Extracted information –
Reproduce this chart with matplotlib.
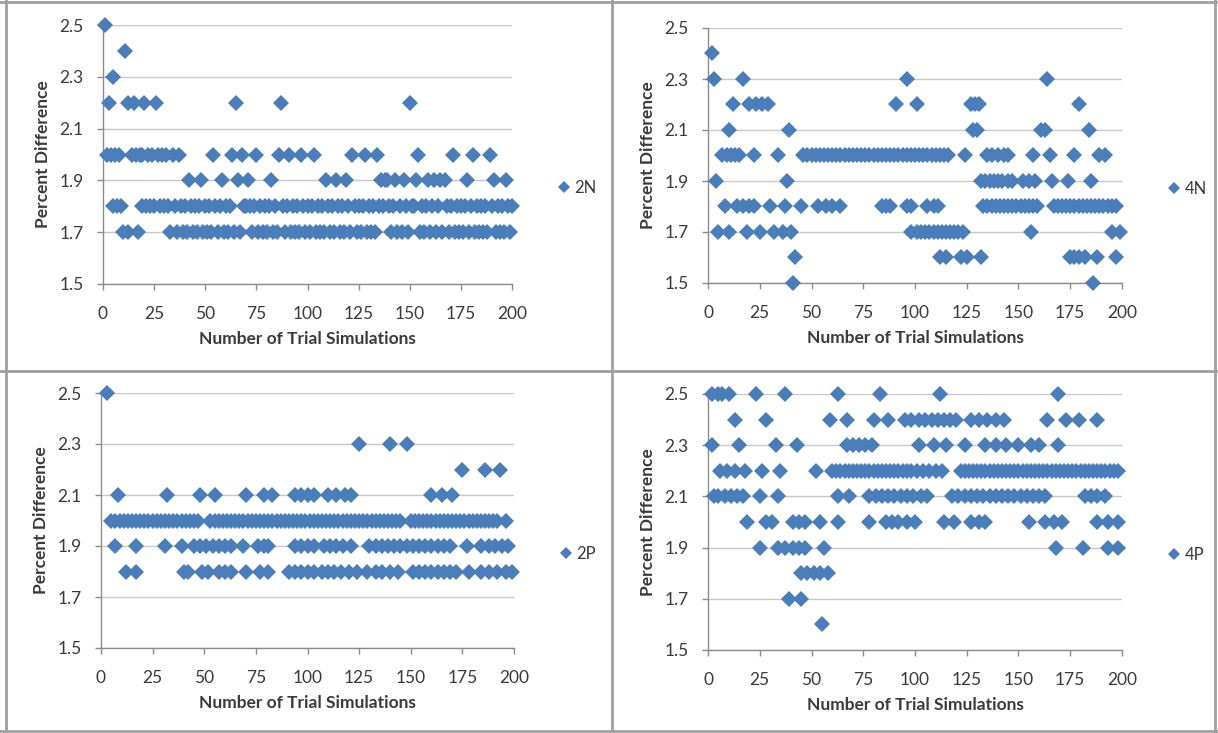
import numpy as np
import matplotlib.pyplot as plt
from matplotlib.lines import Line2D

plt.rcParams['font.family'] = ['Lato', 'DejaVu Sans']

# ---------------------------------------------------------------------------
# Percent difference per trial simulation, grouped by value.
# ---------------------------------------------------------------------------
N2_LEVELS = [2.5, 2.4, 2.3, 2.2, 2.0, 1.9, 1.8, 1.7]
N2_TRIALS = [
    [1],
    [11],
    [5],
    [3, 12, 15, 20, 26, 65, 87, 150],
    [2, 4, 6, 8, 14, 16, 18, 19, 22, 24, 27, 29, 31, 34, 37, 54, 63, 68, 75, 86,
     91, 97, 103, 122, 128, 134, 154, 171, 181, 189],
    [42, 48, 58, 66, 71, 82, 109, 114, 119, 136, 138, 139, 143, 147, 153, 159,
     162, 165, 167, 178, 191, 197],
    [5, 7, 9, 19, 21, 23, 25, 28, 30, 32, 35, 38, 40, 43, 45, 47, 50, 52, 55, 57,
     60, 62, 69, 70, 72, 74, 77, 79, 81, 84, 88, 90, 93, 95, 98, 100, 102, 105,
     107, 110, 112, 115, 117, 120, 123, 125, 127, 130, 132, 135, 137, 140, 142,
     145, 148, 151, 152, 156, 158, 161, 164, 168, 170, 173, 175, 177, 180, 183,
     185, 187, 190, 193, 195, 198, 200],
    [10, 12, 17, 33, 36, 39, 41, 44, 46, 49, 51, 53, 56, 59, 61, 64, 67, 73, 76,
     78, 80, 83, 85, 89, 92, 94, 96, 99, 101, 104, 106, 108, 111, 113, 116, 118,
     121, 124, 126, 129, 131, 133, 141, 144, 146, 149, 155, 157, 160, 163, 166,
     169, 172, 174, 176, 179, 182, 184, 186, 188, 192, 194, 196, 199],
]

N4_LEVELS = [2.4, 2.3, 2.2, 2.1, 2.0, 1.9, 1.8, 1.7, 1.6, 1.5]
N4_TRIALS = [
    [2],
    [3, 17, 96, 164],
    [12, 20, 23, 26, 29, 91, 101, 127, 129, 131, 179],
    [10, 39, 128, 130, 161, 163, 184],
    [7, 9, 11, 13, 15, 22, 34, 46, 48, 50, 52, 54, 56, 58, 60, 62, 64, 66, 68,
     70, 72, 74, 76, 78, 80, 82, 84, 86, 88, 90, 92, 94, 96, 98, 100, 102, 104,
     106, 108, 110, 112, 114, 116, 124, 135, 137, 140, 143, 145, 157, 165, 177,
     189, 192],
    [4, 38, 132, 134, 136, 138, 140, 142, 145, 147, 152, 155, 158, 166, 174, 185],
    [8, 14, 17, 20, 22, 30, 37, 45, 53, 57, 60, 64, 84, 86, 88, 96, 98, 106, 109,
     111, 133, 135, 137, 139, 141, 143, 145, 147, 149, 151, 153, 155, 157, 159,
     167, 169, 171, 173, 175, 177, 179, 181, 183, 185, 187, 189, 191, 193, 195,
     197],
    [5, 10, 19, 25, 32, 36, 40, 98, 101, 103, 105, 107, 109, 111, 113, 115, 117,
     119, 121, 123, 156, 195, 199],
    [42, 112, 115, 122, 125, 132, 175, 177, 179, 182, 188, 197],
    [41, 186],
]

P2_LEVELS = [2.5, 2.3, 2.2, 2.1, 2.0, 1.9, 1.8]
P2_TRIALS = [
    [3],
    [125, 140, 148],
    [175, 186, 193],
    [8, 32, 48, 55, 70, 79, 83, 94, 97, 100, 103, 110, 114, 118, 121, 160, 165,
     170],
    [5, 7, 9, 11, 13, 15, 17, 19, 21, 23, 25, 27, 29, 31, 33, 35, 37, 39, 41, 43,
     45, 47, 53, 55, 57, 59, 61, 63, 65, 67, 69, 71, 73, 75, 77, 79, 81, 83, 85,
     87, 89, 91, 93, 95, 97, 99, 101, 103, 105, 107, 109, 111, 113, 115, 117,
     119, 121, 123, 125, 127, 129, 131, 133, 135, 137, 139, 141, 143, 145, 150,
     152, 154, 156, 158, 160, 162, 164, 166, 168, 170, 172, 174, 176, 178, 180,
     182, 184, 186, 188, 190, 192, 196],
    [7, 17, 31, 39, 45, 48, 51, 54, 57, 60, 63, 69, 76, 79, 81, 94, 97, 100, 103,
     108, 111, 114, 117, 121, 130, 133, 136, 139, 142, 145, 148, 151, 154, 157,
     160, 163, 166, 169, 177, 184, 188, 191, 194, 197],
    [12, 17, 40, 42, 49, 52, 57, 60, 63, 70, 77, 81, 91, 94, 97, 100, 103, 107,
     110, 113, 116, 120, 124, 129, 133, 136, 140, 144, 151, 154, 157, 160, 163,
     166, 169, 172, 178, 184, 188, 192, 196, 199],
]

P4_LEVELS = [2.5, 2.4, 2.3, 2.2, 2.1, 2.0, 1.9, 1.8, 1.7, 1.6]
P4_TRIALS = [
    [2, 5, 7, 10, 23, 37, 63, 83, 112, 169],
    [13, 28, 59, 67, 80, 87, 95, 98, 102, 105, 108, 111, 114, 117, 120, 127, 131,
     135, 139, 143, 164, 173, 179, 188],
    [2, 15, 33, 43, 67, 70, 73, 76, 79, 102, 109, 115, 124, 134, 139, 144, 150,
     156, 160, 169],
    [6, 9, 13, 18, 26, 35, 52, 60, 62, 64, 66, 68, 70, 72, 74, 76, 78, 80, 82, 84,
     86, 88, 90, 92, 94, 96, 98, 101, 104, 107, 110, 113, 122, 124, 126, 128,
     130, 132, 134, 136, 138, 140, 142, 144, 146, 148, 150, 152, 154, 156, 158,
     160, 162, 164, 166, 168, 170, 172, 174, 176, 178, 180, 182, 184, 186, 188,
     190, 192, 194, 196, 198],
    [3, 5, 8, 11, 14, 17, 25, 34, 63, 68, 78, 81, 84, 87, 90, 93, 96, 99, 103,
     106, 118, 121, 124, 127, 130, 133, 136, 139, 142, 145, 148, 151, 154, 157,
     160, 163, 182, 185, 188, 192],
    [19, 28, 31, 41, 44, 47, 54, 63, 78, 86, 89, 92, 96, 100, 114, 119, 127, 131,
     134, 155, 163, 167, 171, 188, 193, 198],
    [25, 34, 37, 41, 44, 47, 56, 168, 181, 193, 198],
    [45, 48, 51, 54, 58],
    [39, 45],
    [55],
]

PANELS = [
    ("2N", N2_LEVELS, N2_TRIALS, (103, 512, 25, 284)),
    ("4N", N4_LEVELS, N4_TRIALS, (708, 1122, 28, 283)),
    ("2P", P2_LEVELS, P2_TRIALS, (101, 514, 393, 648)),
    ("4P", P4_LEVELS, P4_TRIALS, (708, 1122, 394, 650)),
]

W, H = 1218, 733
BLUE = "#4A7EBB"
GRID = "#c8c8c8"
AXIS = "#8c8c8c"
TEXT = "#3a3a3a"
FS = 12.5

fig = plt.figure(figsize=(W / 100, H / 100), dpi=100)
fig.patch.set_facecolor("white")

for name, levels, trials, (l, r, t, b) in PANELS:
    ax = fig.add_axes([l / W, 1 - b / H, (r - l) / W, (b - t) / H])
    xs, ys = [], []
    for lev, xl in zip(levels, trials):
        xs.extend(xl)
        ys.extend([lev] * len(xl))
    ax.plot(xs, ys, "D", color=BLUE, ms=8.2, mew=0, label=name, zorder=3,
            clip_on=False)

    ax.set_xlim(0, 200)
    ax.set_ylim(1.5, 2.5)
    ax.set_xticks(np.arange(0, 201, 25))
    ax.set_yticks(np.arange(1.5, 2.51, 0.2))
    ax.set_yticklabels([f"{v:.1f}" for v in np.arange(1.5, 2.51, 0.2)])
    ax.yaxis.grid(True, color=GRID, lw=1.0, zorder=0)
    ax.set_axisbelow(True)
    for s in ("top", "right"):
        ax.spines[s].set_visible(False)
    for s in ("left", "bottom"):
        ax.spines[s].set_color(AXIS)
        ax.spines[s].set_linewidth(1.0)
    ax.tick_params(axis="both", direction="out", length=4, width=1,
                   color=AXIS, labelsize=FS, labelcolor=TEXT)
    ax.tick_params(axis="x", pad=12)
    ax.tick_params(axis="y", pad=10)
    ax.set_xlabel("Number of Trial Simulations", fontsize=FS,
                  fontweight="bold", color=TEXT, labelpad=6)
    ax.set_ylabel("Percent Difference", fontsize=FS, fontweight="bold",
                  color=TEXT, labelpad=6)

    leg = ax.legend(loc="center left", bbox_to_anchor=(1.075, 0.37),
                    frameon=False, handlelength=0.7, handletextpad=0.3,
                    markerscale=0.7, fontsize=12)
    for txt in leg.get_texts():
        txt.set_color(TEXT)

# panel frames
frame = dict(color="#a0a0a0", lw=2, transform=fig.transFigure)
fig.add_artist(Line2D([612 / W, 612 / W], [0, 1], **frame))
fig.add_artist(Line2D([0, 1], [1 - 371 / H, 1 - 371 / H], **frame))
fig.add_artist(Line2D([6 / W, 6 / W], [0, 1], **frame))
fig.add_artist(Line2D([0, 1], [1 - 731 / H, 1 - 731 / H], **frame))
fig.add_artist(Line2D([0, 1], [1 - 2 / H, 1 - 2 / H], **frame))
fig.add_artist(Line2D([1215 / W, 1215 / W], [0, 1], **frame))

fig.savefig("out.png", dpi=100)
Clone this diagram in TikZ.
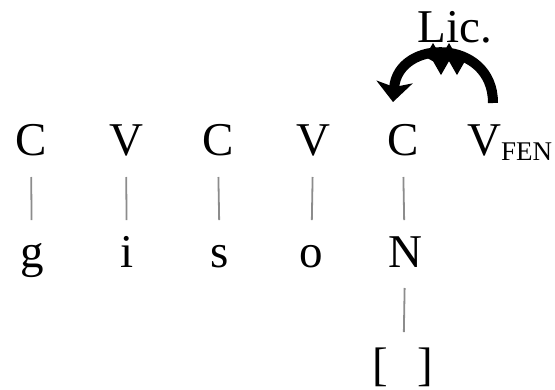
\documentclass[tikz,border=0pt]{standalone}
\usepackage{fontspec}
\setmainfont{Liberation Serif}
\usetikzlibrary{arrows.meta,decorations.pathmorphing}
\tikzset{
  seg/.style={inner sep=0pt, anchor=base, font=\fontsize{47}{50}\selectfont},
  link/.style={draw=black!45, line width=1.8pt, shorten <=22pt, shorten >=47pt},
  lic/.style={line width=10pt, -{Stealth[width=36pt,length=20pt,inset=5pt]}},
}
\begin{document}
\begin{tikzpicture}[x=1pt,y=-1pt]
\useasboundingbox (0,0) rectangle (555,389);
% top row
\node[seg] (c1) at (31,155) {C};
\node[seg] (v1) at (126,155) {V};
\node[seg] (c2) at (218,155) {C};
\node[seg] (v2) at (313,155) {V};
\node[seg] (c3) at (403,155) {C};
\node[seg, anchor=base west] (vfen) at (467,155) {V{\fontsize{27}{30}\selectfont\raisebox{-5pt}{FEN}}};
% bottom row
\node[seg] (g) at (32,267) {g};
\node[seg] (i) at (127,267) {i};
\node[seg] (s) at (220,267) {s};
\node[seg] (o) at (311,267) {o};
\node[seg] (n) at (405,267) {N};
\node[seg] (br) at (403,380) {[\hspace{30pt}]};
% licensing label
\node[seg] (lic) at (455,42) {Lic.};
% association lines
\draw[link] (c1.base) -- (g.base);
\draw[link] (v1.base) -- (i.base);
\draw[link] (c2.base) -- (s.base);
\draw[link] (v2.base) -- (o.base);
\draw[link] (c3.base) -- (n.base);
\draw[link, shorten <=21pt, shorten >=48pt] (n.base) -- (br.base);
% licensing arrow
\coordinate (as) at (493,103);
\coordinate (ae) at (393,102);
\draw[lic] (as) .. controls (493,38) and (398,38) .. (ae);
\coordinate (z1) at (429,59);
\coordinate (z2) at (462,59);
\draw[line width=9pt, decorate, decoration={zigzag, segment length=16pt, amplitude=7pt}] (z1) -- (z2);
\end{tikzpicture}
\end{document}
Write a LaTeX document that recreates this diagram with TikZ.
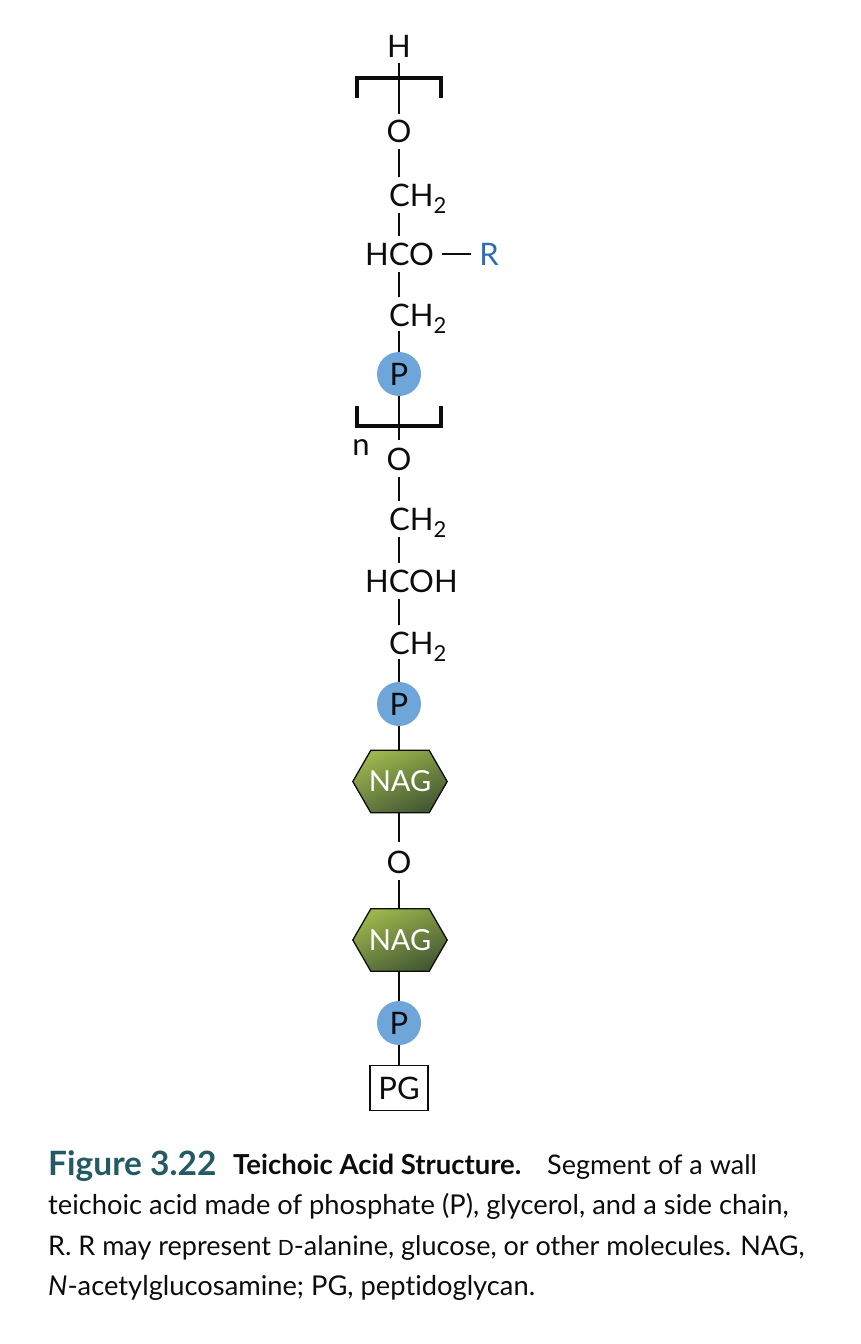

Request –
Go from the first line of the data above to the line containing "plt.rcParams['font.family'] = ['Lato', 'DejaVu" and retype exactly those lines, both included, but none of the pictures.

Exercise output –
Reproduce this chart with matplotlib.
import numpy as np
import matplotlib.pyplot as plt
from matplotlib.lines import Line2D

plt.rcParams['font.family'] = ['Lato', 'DejaVu Sans']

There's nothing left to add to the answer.